Albert Christ-Janer Creative Research Award 2026

Jennifer Palmer, a woman with long light brown hair wearing glasses, a brown leather jacket, and a white blouse, poses against a plain dark background.

Jennifer Palmer, associate professor in the Franklin College Department of History, is an internationally recognized historian whose scholarship reshapes understanding of race, gender, and slavery in the French Atlantic world. Palmer’s research integrates legal, social, and cultural history to examine how colonial subjects—particularly women and people of African descent—navigated family, property, and power across France and its Caribbean empire. Her prize-winning first book, Intimate Bonds: Family and Slavery in the French Atlantic, transformed the field by revealing how everyday relationships and household structures shaped racial and legal regimes on both sides of the Atlantic. Palmer’s current book project, Possession: Gender, Race, and Ownership in the French Caribbean, offers a new interpretation of property law by centering women’s legal and extralegal practices within imperial systems of exclusion. Through sustained archival innovation and conceptual rigor, Palmer has established lasting international impact in early modern Atlantic history. 

Rielle Navitski

Albert Christ-Janer Creative Research Award 2025

A woman with long brown hair tied back, wearing a teal long-sleeved blouse, stands against a plain gray background and smiles at the camera.

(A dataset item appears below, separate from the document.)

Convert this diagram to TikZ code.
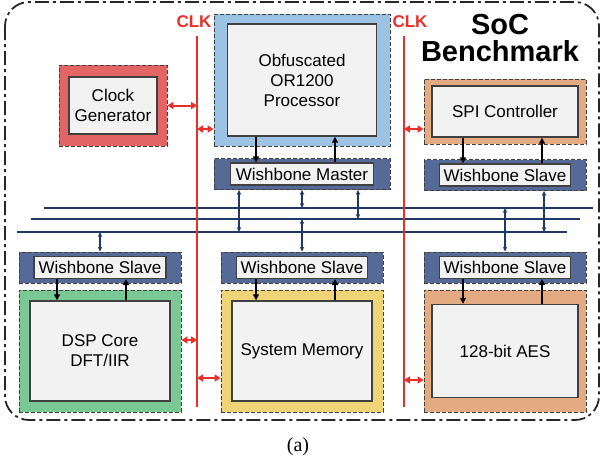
\documentclass[tikz,border=0pt]{standalone}
\usepackage{fontspec}
\setmainfont{Liberation Sans}
\newfontfamily\captionserif{Liberation Serif}
\usetikzlibrary{arrows.meta}

\definecolor{clkred}{RGB}{232,48,40}
\definecolor{busblue}{RGB}{32,56,100}
\definecolor{wbfill}{RGB}{86,106,152}
\definecolor{genred}{RGB}{226,100,100}
\definecolor{cpublue}{RGB}{157,195,228}
\definecolor{periorange}{RGB}{228,170,130}
\definecolor{dspgreen}{RGB}{122,200,148}
\definecolor{memyellow}{RGB}{240,212,120}
\definecolor{corefill}{RGB}{242,242,242}
\definecolor{edgegray}{RGB}{64,64,64}

\tikzset{
  shell/.style={draw=edgegray, line width=0.8pt, dash pattern=on 4pt off 2pt, inner sep=0pt},
  core/.style={draw=edgegray, line width=1.4pt, fill=corefill, align=center, inner sep=0pt,
    font=\fontsize{17}{20}\selectfont},
  wbshell/.style={shell, fill=wbfill, minimum width=162pt, minimum height=31pt},
  wbcore/.style={core, minimum height=22pt, line width=1.2pt},
  bus/.style={draw=busblue, line width=2.6pt},
  busarrow/.style={draw=busblue, line width=1.2pt,
    {Stealth[length=5pt,width=4.5pt]}-{Stealth[length=5pt,width=4.5pt]}},
  clkline/.style={draw=clkred, line width=2.8pt},
  clkarrow/.style={draw=clkred, line width=2pt,
    {Triangle[length=6pt,width=7pt]}-{Triangle[length=6pt,width=7pt]}},
  dataarrow/.style={draw=black, line width=1.4pt, -{Triangle[length=6pt,width=6pt]}},
  clklabel/.style={text=clkred, font=\bfseries\fontsize{17}{20}\selectfont},
  titletext/.style={font=\bfseries\fontsize{29}{29}\selectfont, inner sep=0pt}
}

\begin{document}
\begin{tikzpicture}[x=1pt,y=-1pt]
\useasboundingbox (0,0) rectangle (602,467);

% chip frame
\draw[edgegray!60!black, line width=1.8pt, rounded corners=24pt,
  dash pattern=on 14pt off 4pt on 3pt off 4pt] (5,2) rectangle (599,420);
\node[titletext] (title-top) at (500,25) {SoC};
\node[titletext] (title-bot) at (500,51) {Benchmark};

% wishbone bus
\coordinate (busA-w) at (44,208);  \coordinate (busA-e) at (593,208);
\coordinate (busB-w) at (31,219);  \coordinate (busB-e) at (580,219);
\coordinate (busC-w) at (17,232);  \coordinate (busC-e) at (567,232);
\draw[bus] (busA-w) -- (busA-e);
\draw[bus] (busB-w) -- (busB-e);
\draw[bus] (busC-w) -- (busC-e);

% clock lines
\coordinate (clkL-top) at (197,36);  \coordinate (clkL-bot) at (197,407);
\coordinate (clkR-top) at (404,36);  \coordinate (clkR-bot) at (404,407);
\draw[clkline] (clkL-top) -- (clkL-bot);
\draw[clkline] (clkR-top) -- (clkR-bot);
\node[clklabel] (clkL-lab) at (194,22) {CLK};
\node[clklabel] (clkR-lab) at (410,22) {CLK};

% top row
\node[shell, fill=genred, minimum width=108pt, minimum height=81pt] (gen) at (113,105.5) {};
\node[core, minimum width=88pt, minimum height=57pt] (gen-core) at (gen) {Clock\\Generator};

\node[shell, fill=cpublue, minimum width=176pt, minimum height=132pt] (cpu) at (302,80) {};
\node[core, minimum width=149pt, minimum height=112pt] (cpu-core) at (cpu) {Obfuscated\\OR1200\\Processor};
\node[wbshell, minimum width=176pt] (wbm) at (302,174) {};
\node[wbcore, minimum width=143pt] (wbm-core) at (wbm) {Wishbone Master};

\node[shell, fill=periorange, minimum width=162pt, minimum height=65pt] (spi) at (505,111.5) {};
\node[core, minimum width=146pt, minimum height=51pt] (spi-core) at (spi) {SPI Controller};
\node[wbshell] (wbs-spi) at (505,175) {};
\node[wbcore, minimum width=131pt] (wbs-spi-core) at (wbs-spi) {Wishbone Slave};

% bottom row
\node[wbshell] (wbs-dsp) at (100,267.5) {};
\node[wbcore, minimum width=132pt] (wbs-dsp-core) at (wbs-dsp) {Wishbone Slave};
\node[shell, fill=dspgreen, minimum width=162pt, minimum height=122pt] (dsp) at (100,351) {};
\node[core, minimum width=140pt, minimum height=100pt] (dsp-core) at (dsp) {DSP Core\\DFT/IIR};

\node[wbshell] (wbs-mem) at (302,267.5) {};
\node[wbcore, minimum width=131pt] (wbs-mem-core) at (wbs-mem) {Wishbone Slave};
\node[shell, fill=memyellow, minimum width=162pt, minimum height=122pt] (mem) at (302,351) {};
\node[core, minimum width=140pt, minimum height=100pt] (mem-core) at (mem) {System Memory};

\node[wbshell] (wbs-aes) at (505,267.5) {};
\node[wbcore, minimum width=131pt] (wbs-aes-core) at (wbs-aes) {Wishbone Slave};
\node[shell, fill=periorange, minimum width=162pt, minimum height=122pt] (aes) at (505,351) {};
\node[core, minimum width=146pt, minimum height=93pt] (aes-core) at (aes) {128-bit AES};

% bus taps
\draw[busarrow] ([xshift=-63pt]wbm.south) -- ([xshift=-63pt]wbm.south |- busC-w);
\draw[busarrow] (wbm.south) -- (wbm.south |- busA-w);
\draw[busarrow] ([xshift=56pt]wbm.south) -- ([xshift=56pt]wbm.south |- busB-w);
\draw[busarrow] ([xshift=39pt]wbs-spi.south) -- ([xshift=39pt]wbs-spi.south |- busC-w);
\draw[busarrow] (busC-w -| wbs-dsp.north) -- (wbs-dsp.north);
\draw[busarrow] (busB-w -| wbs-mem.north) -- (wbs-mem.north);
\draw[busarrow] (busA-w -| wbs-aes.north) -- (wbs-aes.north);

% data paths
\draw[dataarrow] ([xshift=-46pt]cpu-core.south) -- ([xshift=-46pt]cpu-core.south |- wbm-core.north);
\draw[dataarrow] ([xshift=33pt]wbm-core.north) -- ([xshift=33pt]wbm-core.north |- cpu-core.south);
\draw[dataarrow] ([xshift=-42pt]spi-core.south) -- ([xshift=-42pt]spi-core.south |- wbs-spi-core.north);
\draw[dataarrow] ([xshift=37pt]wbs-spi-core.north) -- ([xshift=37pt]wbs-spi-core.north |- spi-core.south);
\draw[dataarrow] ([xshift=-43pt]wbs-dsp-core.south) -- ([xshift=-43pt]wbs-dsp-core.south |- dsp-core.north);
\draw[dataarrow] ([xshift=26pt]dsp-core.north) -- ([xshift=26pt]dsp-core.north |- wbs-dsp-core.south);
\draw[dataarrow] ([xshift=-46pt]wbs-mem-core.south) -- ([xshift=-46pt]wbs-mem-core.south |- mem-core.north);
\draw[dataarrow] ([xshift=33pt]mem-core.north) -- ([xshift=33pt]mem-core.north |- wbs-mem-core.south);
\draw[dataarrow] ([xshift=-42pt]wbs-aes-core.south) -- ([xshift=-42pt]wbs-aes-core.south |- aes-core.north);
\draw[dataarrow] ([xshift=37pt]aes-core.north) -- ([xshift=37pt]aes-core.north |- wbs-aes-core.south);

% clock taps
\draw[clkarrow] (gen.east) -- (gen.east -| clkL-top);
\draw[clkarrow] (clkL-top |- 0,129) -- (cpu.west |- 0,129);
\draw[clkarrow] (clkR-top |- 0,129) -- (spi.west |- 0,129);
\draw[clkarrow] (dsp.east |- 0,340) -- (clkL-top |- 0,340);
\draw[clkarrow] (clkL-top |- 0,378) -- (mem.west |- 0,378);
\draw[clkarrow] (clkR-top |- 0,380) -- (aes.west |- 0,380);

\node[font=\captionserif\fontsize{20}{22}\selectfont] (caption) at (298,447) {(a)};
\end{tikzpicture}
\end{document}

Rielle Navitski, associate professor in the Franklin College Department of Theatre and Film Studies, is a leading scholar in Latin American film and media studies. Her research explores the intersections of cinema and transnational exchange, challenging conventional narratives in film history. She has authored two influential monographs: “Public Spectacles of Violence,” which examines sensational cinema and journalism in early 20th-century Mexico and Brazil, and “Transatlantic Cinephilia,” which investigates networks of film culture between Latin America and France during the mid-20th century. Navitski’s scholarship, based on extensive archival research across multiple countries, has reshaped understandings of Latin American film’s role in global media history. She also has co-edited an open-access textbook on Latinx media and an anthology titled “Cosmopolitan Film Cultures in Latin America, 1896-1960.” Recognized with prestigious fellowships and awards, Navitski’s work continues to advance the fields of film history, cultural studies, and Latin American studies, making a lasting impact on those disciplines.